Buildah is a tool to build OCI-compatible container images. It is build from the ground up to run without a daemon and does not need root permissions.

It uses the container-storage and containers-image projects under the hood. Images can be build from existing images, from scratch or by using Dockerfiles. The resulting images adhere to the OCI specification and thus can run in a Docker environment.

Warning

Buildah is supported on Linux, but not on Mac and Windows.

Although it not a requirement, Buildah and Podman are often used together. Buildah is the tool that you use to build your container image and with Podman you manage the container image. For example by pulling, pushing, deleting or running it.

Getting started

  • Install buildah
$ dnf install -y buildah
  • List all images
$ buildah images
  • List all containers
$ buildah containers
  • Interacting with containers
# Build from fedora base image
# The command returns the name of the container, which we can use later to run it
$ container=$(buildah from fedora)
$ buildah run $container bash
 
# Install java inside the container
$ buildah run $ container -- dnf install -y java

The power of Buildah

With Buildah you are really in control of what exactly needs to be part of your container images. As shown in the examples, you can use it for fine grained control over what exaclty needs to be part of your images.

In traditional methods using Dockerfiles you execute a set of RUN commands. It is possible that some files are part of your container image that have no specific reason to be there.
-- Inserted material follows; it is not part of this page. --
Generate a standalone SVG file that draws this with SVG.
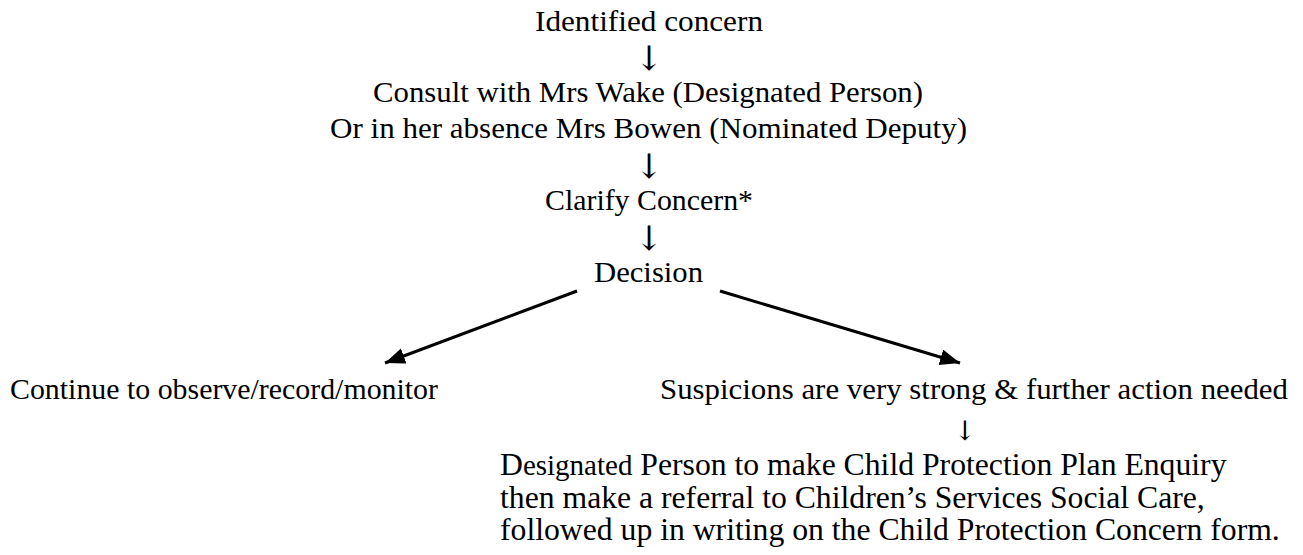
<svg xmlns="http://www.w3.org/2000/svg" width="1303" height="555" viewBox="0 0 1303 555">
<style>
text{font-family:'Liberation Serif','DejaVu Serif',serif;fill:#000}
.g{font-size:30px}
.t{font-size:31.7px}
.c{text-anchor:middle}
.ar{font-family:'DejaVu Serif',serif;font-size:34px;text-anchor:middle}
.ln{stroke:#000;stroke-width:3;fill:none}
</style>
<defs>
<marker id="ah" markerUnits="userSpaceOnUse" markerWidth="22" markerHeight="18" refX="20" refY="8" orient="auto">
<path d="M0,0 L20,8 L0,16 z" fill="#000"/>
</marker>
</defs>
<g id="n-identified"><text class="g c" x="649" y="31" textLength="228" lengthAdjust="spacingAndGlyphs">Identified concern</text></g>
<g id="n-consult">
<text class="g c" x="648" y="102" textLength="550" lengthAdjust="spacingAndGlyphs">Consult with Mrs Wake (Designated Person)</text>
<text class="g c" x="648.5" y="138" textLength="637" lengthAdjust="spacingAndGlyphs">Or in her absence Mrs Bowen (Nominated Deputy)</text>
</g>
<g id="n-clarify"><text class="g c" x="649" y="210" textLength="208" lengthAdjust="spacingAndGlyphs">Clarify Concern*</text></g>
<g id="n-decision"><text class="g c" x="648.5" y="282" textLength="109" lengthAdjust="spacingAndGlyphs">Decision</text></g>
<g id="n-continue"><text class="g" x="10" y="399" textLength="428" lengthAdjust="spacingAndGlyphs">Continue to observe/record/monitor</text></g>
<g id="n-suspicions"><text class="g" x="660" y="399" textLength="628" lengthAdjust="spacingAndGlyphs">Suspicions are very strong &amp; further action needed</text></g>
<g id="n-referral">
<text class="t" x="500" y="475">D<tspan style="font-size:29px">esignated</tspan> Person to make Child Protection Plan Enquiry</text>
<text class="t" x="500" y="507.5">then make a referral to Children’s Services Social Care,</text>
<text class="t" x="500" y="540">followed up in writing on the Child Protection Concern form.</text>
</g>
<g id="connectors">
<text class="ar" x="649" y="70">↓</text>
<text class="ar" x="649" y="178">↓</text>
<text class="ar" x="649" y="250">↓</text>
<text class="ar" x="965" y="440" style="font-size:27px">↓</text>
<line class="ln" x1="577" y1="291" x2="385" y2="363" marker-end="url(#ah)"/>
<line class="ln" x1="720" y1="291" x2="960" y2="363" marker-end="url(#ah)"/>
</g>
</svg>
With Buildah we can mount the container filesystem and use your host to copy over the exact files that need to be part of the images. We can commit our changes in a layer and we do this as much as we want. This means that we can start from scratch (literally nothing) and only add the exact tools that we need, keeping the image size extremely small.

The downsides of Buildah

Personally, I think it looks cool on paper. But generally to smaller container image sizes do not match up to the ease of use you get by writing Dockerfiles. The fact that it does not run on Windows and Mac is also another downside.